Estuvieron casados no sé, más de sesenta años. Don Ignasi se mantuvo muy bien, con ochenta y tantos seguía yendo todos los días al despacho. Pero a los 89 le operaron de la próstata, y aquello acabó con él. De golpe le cayeron todos los años encima, y se convirtió en un anciano incapaz. ¡Quién te ha visto y quien te ve! El deterioro, muy rápido, lo afectó a la movilidad - no en vano perdió todo el tono muscular que tuviera- y al oído. Luego, a la vista. Y de cabeza iba bien, no crean, pero si no oye no se entera. Y apenas ve. Le cuesta caminar, no sale de casa porque los tres escalones del portal son casi infranqueables, y además ¿adónde ir? Hizo vida familiar con sus hijos, sí, pero sobre todo hacía mesa camilla con su esposa. Pocos años después, un par de días antes de Navidad, murió. No recuerdo si en junio había sido bisabuelo o si lo iba a ser el junio siguiénte, qué más da.
La señora Montserrat siguió adelante. Era unos cuantos años más joven que su marido (obviamente la guerra civil, que le había cogido con veinte años, le había afectado el calendario vital), y se encontraba razonablemente bien; hasta el punto de que yo creí, cuando los conocí, que ella era su hija y no su esposa.
Pero los años pasaron. Al principio la cosa era viable, ella compraba poco y para esto están los servicios de reparto a domicilio. Luego, la asistencia con la casa. Fue perdiendo facultades, la vista, y la cabeza a veces. Una persona para acompañarla durante el día, más tarde una persona también por las noches. Hasta que, con 93 años, sus hijos tomaron una decisión: la ingresaron en una residencia. Ua buena residencia, pero una residencia. Y allí sigue, ciega del todo. Y esperando. Algunos ratos vienen a verla, le hablan. Pero la mayor parte del tiempo, tan sólo espera. ¿Qué espera? El final, claro. Como todos. No lo sé seguro, porque nunca lo dicen, pero... ¿qué otra cosa pueden hacer? Sobre todo cuando han llegado a una edad en la que, por fuerza de la Naturaleza, están solos: sus amigos han muerto, o ya no están en condiciones de seguir en contacto.
Cuando yo era chico, recuerdo que me hablaron en el colegio (en la clase de Religión, claro, en qué otra asignatura se iba a tratar ese tema) el caso de no recuerdo quién, que pensaba que él vivía porque tenía una misión que cumplir. El tipo no sabía cuál era esa misión, pero sí que él no vivía porque sí. Él tenía un papel que representar, tenía un sentido que él viviera. Había sobrevivido a ni idea qué, y ésa era la explicación que él encontraba a que todavía estuviera vivo. Como digo, no recuerdo nada más, sólo la idea. Idea que me pareció acertadísima, y de la cual extraje dos enseñanzas clave. La primera, por supuesto, que todos tenemos un papel o misión. Nos conviene, entonces, entender cuanto antes qué papel es, qué se espera de nosotros, el objeto de que vivamos, pero no es esto el tema de esta entrada.

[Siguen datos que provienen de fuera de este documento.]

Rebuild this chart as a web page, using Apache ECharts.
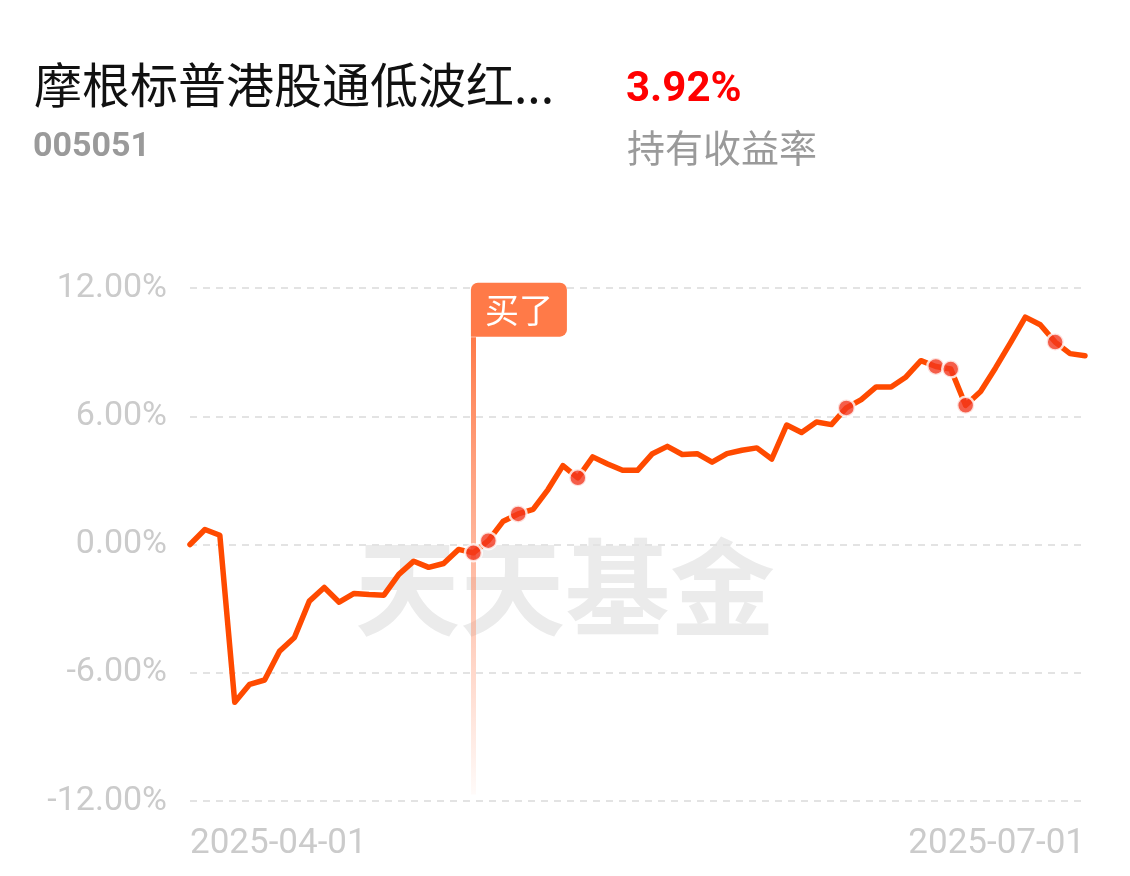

La segunda enseñanza es que, pues que vivimos por alguna razón, cuando ya no está en nosotros el papel activo por fuerza tenemos un papel pasivo. Esto es particularmente cierto en el caso de los ancianos, como la señora Montserrat. Esta mañana, por ejemplo, me he encontrado con la señora Matilde, gran amiga de la señora Montserrat, y le he preguntado por ella. Me ha puesto al día, pero se ha despedido con un, más o menos, "la verdad es que los viejos no deberíamos vivir tanto". A lo que yo le respondí: "pues para ver lo que hacen". ¿Lo que hacen ellos?, me respondió asombrada. "No, lo que hacen los hijos". "Pero si ella no ve nada, no sabe lo que hacen". "No, no me refiero a que lo sepa ella. Me refiero a que lo sepan sus hijos".